Daoism and Environmental Philosophy: Nourishing Life (Register here)

The early Daoist text the Daodejing is popularly and anachronistically thought to speak in direct ways to ecology and the environment. Such prevalent ways of reading the text persist even as they are frequently criticized in the Sinological and Daoist scholarly community. While the Daodejing was composed across different historical contexts with diverse purposes in mind, the text continues to speak to questions of how to individually and socially live and interact with human and inhuman life and the natural world.

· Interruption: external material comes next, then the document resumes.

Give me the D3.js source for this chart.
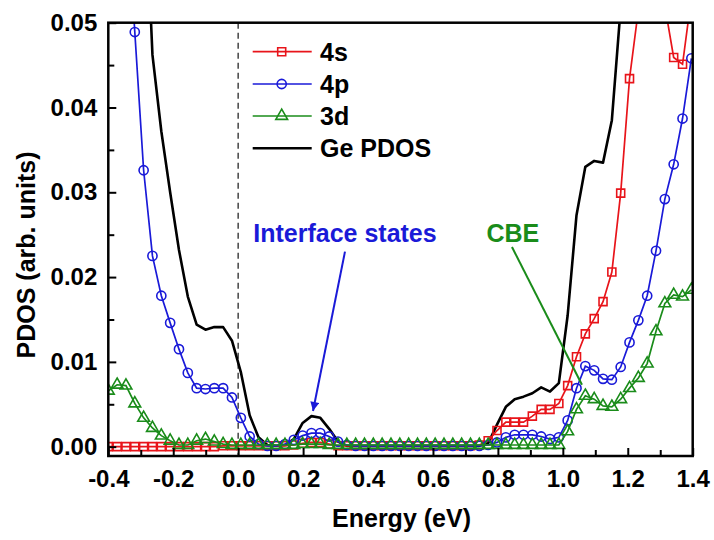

In discussing my new book Daoism and Environmental Philosophy: Nourishing Life, I reexamine the extent to which the Daodejing and other early Daoist texts can be suggestive for addressing the contemporary environmental crisis. I consider whether and how early Daoist conceptions and practices of emptying (xu 虛), stilling (jing 靜), and making plain (su 素), responsive attunement (wuwei 無為), and nourishing life (yangsheng 養生 ) can be interpreted and reimagined in critical ecological models that indicate different more nurturing ways of dwelling and becoming with our environment and the myriad things (wanwu 萬物), in their own respective tendencies and ways of becoming (ziran 自然).

 

Notes: (i)HLTH 1010 - HKUST students may attain 1.5 hours credit for the Healthy Lifestyle Course after attending the talk. (ii)This event will be recorded using video and photography.

 


Prof. Eric Nelson

About the Speaker

Eric S. Nelson is Associate Professor of Humanities at the Hong Kong University of Science and Technology, having joined in 2014.

He received his PhD from Emory University. His areas of teaching and research include modern European, East Asian, and intercultural/comparative philosophy and religion. He is particularly interested in questions of communication, interpretation, and social interaction (hermeneutics and ethics).

His other book, Chinese and Buddhist Philosophy in Early Twentieth-Century German Thought, was published in 2017 and he has published over seventy articles and book chapters on Chinese, German, and Jewish philosophy.